- Citizenship: United States
- Education: Oberlin College (BA); University of California, San Diego; (PhD)
- Known for: mCherry
- Scientific career
- Fields: Biochemistry
- Institutions: University of California, San Diego; Scintillon Institute;
- Thesis: Engineering novel fluorescent proteins (2006)
- Doctoral advisor: Roger Tsien
- Website: biosensors.ucsd.edu

= Nathan Shaner =

Neuroscientist and biologist

Nathan Shaner is a researcher in the field of neuroscience and biotechnology, known for his contributions to the development of fluorescent proteins and optogenetic tools. Using directed evolution, he has created fluorescent proteins, including mNeonGreen, mCherry, and dTomato. Shaner discovers new, naturally occurring bioluminescent and fluorescent molecules, and engineers improved variants for biological research applications, such as imaging.
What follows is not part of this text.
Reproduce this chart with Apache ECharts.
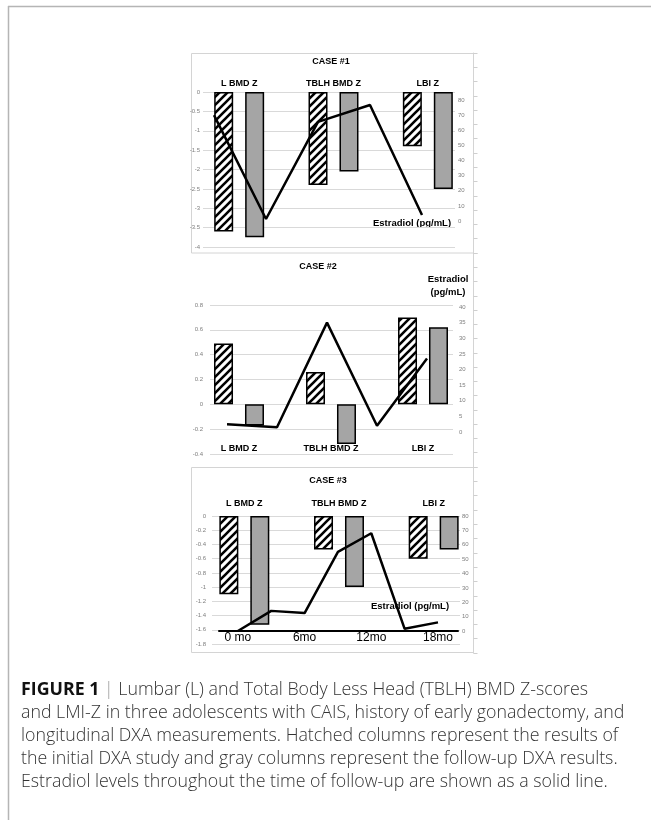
<!DOCTYPE html>
<html><head><meta charset="utf-8">
<script src="https://cdn.jsdelivr.net/npm/echarts@6.0.0/dist/echarts.min.js"></script>
<style>html,body{margin:0;padding:0;background:#fff;}#c{width:651px;height:820px;}</style>
</head><body><div id="c"></div>
<script>
// ---------- data ----------
const categories = ['L BMD Z', 'TBLH BMD Z', 'LBI Z'];
const case1Initial = [-3.6, -2.4, -1.4];
const case1Followup = [-3.75, -2.05, -2.5];
const case1Estradiol = [70, 1.3, 65.5, 76.7, 4];
const case2Initial = [0.49, 0.26, 0.70];
const case2Followup = [-0.17, -0.32, 0.62];
const case2Estradiol = [2.5, 1.5, 35, 2, 23.5];
const case3Initial = [-1.1, -0.47, -0.6];
const case3Followup = [-1.53, -1.0, -0.47];
const case3Months = [0, 3, 6, 9, 12, 15, 18];
const case3Estradiol = [0, 14, 12.5, 55, 68, 1.5, 6];
const monthTicks = [0, 6, 12, 18];
const monthLabels = ['0 mo', '6mo', '12mo', '18mo'];
const caseTitles = ['CASE #1', 'CASE #2', 'CASE #3'];
const estradiolName = 'Estradiol (pg/mL)';
const captionLines = [
  '{b|FIGURE 1} {s||} Lumbar (L) and Total Body Less Head (TBLH) BMD Z-scores',
  'and LMI-Z in three adolescents with CAIS, history of early gonadectomy, and',
  'longitudinal DXA measurements. Hatched columns represent the results of',
  'the initial DXA study and gray columns represent the follow-up DXA results.',
  'Estradiol levels throughout the time of follow-up are shown as a solid line.'
];

// ---------- styles ----------
const FONT = '"Liberation Sans", Arial, sans-serif';
const CAPFONT = '"Open Sans", "Liberation Sans", sans-serif';
const tickLabel = {fontSize: 6, color: '#7f7f7f', fontFamily: FONT};
const gridLine = {show: true, lineStyle: {color: '#d9d9d9', width: 1}};
function hatchCanvas() {
  const p = 8, c = document.createElement('canvas');
  c.width = p; c.height = p;
  const g = c.getContext('2d');
  g.fillStyle = '#fff'; g.fillRect(0, 0, p, p);
  g.strokeStyle = '#000'; g.lineWidth = 2.6;
  g.beginPath();
  for (const k of [-p, 0, p]) { g.moveTo(k - 1, p + 1); g.lineTo(k + p + 1, -1); }
  g.stroke();
  return c;
}
const hatch = {image: hatchCanvas(), repeat: 'repeat'};
const grayFill = '#a5a5a5';

const grids = [], xAxes = [], yAxes = [], series = [];

function addCase(c) {
  // grid with gridlines and left labels
  let gi = grids.length;
  grids.push({left: c.lab[0], top: c.top, width: c.lab[1], height: c.height});
  xAxes.push({gridIndex: gi, type: 'value', show: false, min: 0, max: 1});
  yAxes.push({gridIndex: gi, type: 'value', min: c.yMin, max: c.yMax, interval: c.yInt,
    axisLine: {show: false, onZero: false}, axisTick: {show: false}, splitLine: gridLine,
    axisLabel: Object.assign({}, tickLabel, {margin: c.leftMargin})});
  // bar grid
  gi = grids.length;
  grids.push({left: c.bar[0], top: c.top, width: c.bar[1], height: c.height});
  const xb = xAxes.length;
  xAxes.push({gridIndex: gi, type: 'category', data: categories, position: c.catPos,
    axisLine: {show: false, onZero: false}, axisTick: {show: false},
    axisLabel: {fontSize: 9, fontWeight: 'bold', color: '#000', fontFamily: FONT, margin: c.catMargin, interval: 0}});
  const yb = yAxes.length;
  yAxes.push({gridIndex: gi, type: 'value', min: c.yMin, max: c.yMax, show: false});
  series.push({type: 'bar', xAxisIndex: xb, yAxisIndex: yb, data: c.initial, barWidth: 19, barGap: '63%',
    itemStyle: {color: hatch, borderColor: '#000', borderWidth: 1.5}, z: 2});
  series.push({type: 'bar', xAxisIndex: xb, yAxisIndex: yb, data: c.followup, barWidth: 19, barGap: '63%',
    itemStyle: {color: grayFill, borderColor: '#000', borderWidth: 1.5}, z: 2});
  // line grid
  gi = grids.length;
  grids.push({left: c.line[0], width: c.line[1], top: c.line[2], height: c.line[3]});
  const xl = xAxes.length;
  xAxes.push(c.lineX(gi));
  const yl = yAxes.length;
  yAxes.push({gridIndex: gi, type: 'value', position: 'right', offset: c.rOffset, min: 0, max: c.eMax, interval: c.eInt,
    axisLine: {show: false, onZero: false}, axisTick: {show: false}, splitLine: {show: false},
    axisLabel: Object.assign({}, tickLabel, {margin: 3})});
  series.push({type: 'line', xAxisIndex: xl, yAxisIndex: yl, data: c.estr, symbol: 'none',
    lineStyle: {color: '#000', width: 2.5}, z: 3});
  // right frame with small ticks
  gi = grids.length;
  grids.push({left: 191, width: 282.5, top: c.frame[0], height: c.frame[1]});
  xAxes.push({gridIndex: gi, type: 'value', show: false, min: 0, max: 1});
  yAxes.push({gridIndex: gi, type: 'value', position: 'right', min: 0, max: c.frame[2], interval: 1,
    axisLine: {show: true, onZero: false, lineStyle: {color: '#d4d4d4', width: 1}},
    axisTick: {show: true, length: 4, lineStyle: {color: '#cfcfcf'}},
    axisLabel: {show: false}, splitLine: {show: false}});
}

function catLine(data) {
  return function (gi) {
    return {gridIndex: gi, type: 'category', boundaryGap: false, show: false,
      data: data.map((_, i) => i)};
  };
}

addCase({top: 92, height: 155, lab: [203, 252], bar: [192, 283], yMin: -4, yMax: 0, yInt: 0.5, leftMargin: 3,
  catPos: 'top', catMargin: 4, initial: case1Initial, followup: case1Followup,
  line: [214, 208, 100, 121], lineX: catLine(case1Estradiol), estr: case1Estradiol, eMax: 80, eInt: 10, rOffset: 33,
  frame: [53, 200, 14]});
addCase({top: 305, height: 149, lab: [210, 243], bar: [193, 276], yMin: -0.4, yMax: 0.8, yInt: 0.2, leftMargin: 7,
  catPos: 'bottom', catMargin: -10, initial: case2Initial, followup: case2Followup,
  line: [227, 200, 307, 125], lineX: catLine(case2Estradiol), estr: case2Estradiol, eMax: 40, eInt: 5, rOffset: 29,
  frame: [253, 214, 15]});
addCase({top: 516, height: 128, lab: [212, 248], bar: [197, 284], yMin: -1.8, yMax: 0, yInt: 0.2, leftMargin: 6,
  catPos: 'top', catMargin: 8, initial: case3Initial, followup: case3Followup,
  line: [219, 239, 516, 115],
  lineX: function (gi) {
    return {gridIndex: gi, type: 'value', min: -1.7, max: 19.8, position: 'bottom',
      axisLine: {show: true, onZero: false, lineStyle: {color: '#000', width: 2}},
      axisTick: {show: false}, splitLine: {show: false},
      axisLabel: {customValues: monthTicks, margin: 1, fontSize: 12, color: '#000', fontFamily: FONT,
        formatter: v => monthLabels[monthTicks.indexOf(v)] || ''}};
  },
  estr: case3Months.map((m, i) => [m, case3Estradiol[i]]), eMax: 80, eInt: 10, rOffset: 1,
  frame: [467, 186, 13]});

function txt(x, y, s, size) {
  return {type: 'text', x: x, y: y, silent: true,
    style: {text: s, font: 'bold ' + size + 'px ' + FONT, fill: '#000',
      textAlign: 'center', align: 'center', textVerticalAlign: 'middle', verticalAlign: 'middle'}};
}

const graphic = [
  {type: 'line', shape: {x1: 8, y1: 6.5, x2: 651, y2: 6.5}, style: {stroke: '#b5b5b5', lineWidth: 1.5}},
  {type: 'line', shape: {x1: 8.5, y1: 6, x2: 8.5, y2: 820}, style: {stroke: '#b5b5b5', lineWidth: 1.5}},
  {type: 'rect', shape: {x: 191.5, y: 53.5, width: 282, height: 199.5}, style: {fill: 'none', stroke: '#d4d4d4', lineWidth: 1}},
  {type: 'polyline', shape: {points: [[473.5, 467.5], [191.5, 467.5], [191.5, 652.5], [473.5, 652.5]]},
    style: {fill: 'none', stroke: '#d4d4d4', lineWidth: 1}},
  txt(331, 62, caseTitles[0], 9),
  txt(318, 267, caseTitles[1], 9),
  txt(328, 481, caseTitles[2], 9),
  txt(412, 223, estradiolName, 9.5),
  txt(448, 279, 'Estradiol', 9.5),
  txt(448, 292, '(pg/mL)', 9.5),
  txt(410, 606, estradiolName, 9.5)
];

const option = {
  animation: false,
  backgroundColor: '#fff',
  title: {
    text: captionLines.join('\n'), left: 21, top: 679, padding: 0,
    textStyle: {fontFamily: CAPFONT, fontSize: 17.8, fontWeight: 300, color: '#333', lineHeight: 22.8,
      rich: {b: {fontFamily: CAPFONT, fontSize: 17.8, fontWeight: 'bold', color: '#111', lineHeight: 22.8},
             s: {fontFamily: CAPFONT, fontSize: 17.8, fontWeight: 300, color: '#999', lineHeight: 22.8}}}
  },
  grid: grids, xAxis: xAxes, yAxis: yAxes, series: series, graphic: graphic
};
const chart = echarts.init(document.getElementById('c'));
chart.setOption(option);
</script></body></html>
He is part of the bioluminescence hub, a research group dedicated to applying bioluminescent probes to neuroscience and optogenetics.

Shaner's recent work includes engineering photoactivatable fluorescent proteins, and creating bioluminescent proteins that fluorescence resonance energy transfer (FRET) with fluorescent proteins. He currently holds the title of Associate Adjunct Professor in Neurosciences at the University of California San Diego.

== Education and early career==

As an undergraduate at Oberlin College, he studied physics and music composition. After graduating from Oberlin in 1999, he was admitted into Princeton's physics graduate program, but left when he realized he did not want to continue in that field. As an assistant in the University of Pennsylvania labs of cell biologists Joseph and Jean Sanger, Shaner learned about tissue culture and microscopy, and had his first experiences with fluorescent proteins.

Shaner graduated with a Ph.D. in biomedical sciences from the University of California, San Diego in 2006.

== Research and career==

With Nobel laureate Roger Tsien as his advisor, Shaner diversified mRFP1 to create a rainbow of fluorescent proteins including mOrange, dTomato, and mCherry in a 2004 Nature Biotechnology paper for his Ph.D. thesis.

He co-founded the Scintillon research institute in 2012 alongside Jiwu Wang, the CEO of Allele Biotechnology. The institution focuses on antibody development, stem cell line services among other biotechnology-related ventures. Since 2019, Shaner's lab has been located at UC San Diego.

As of October 2023 Shaner has over 15,000 citations.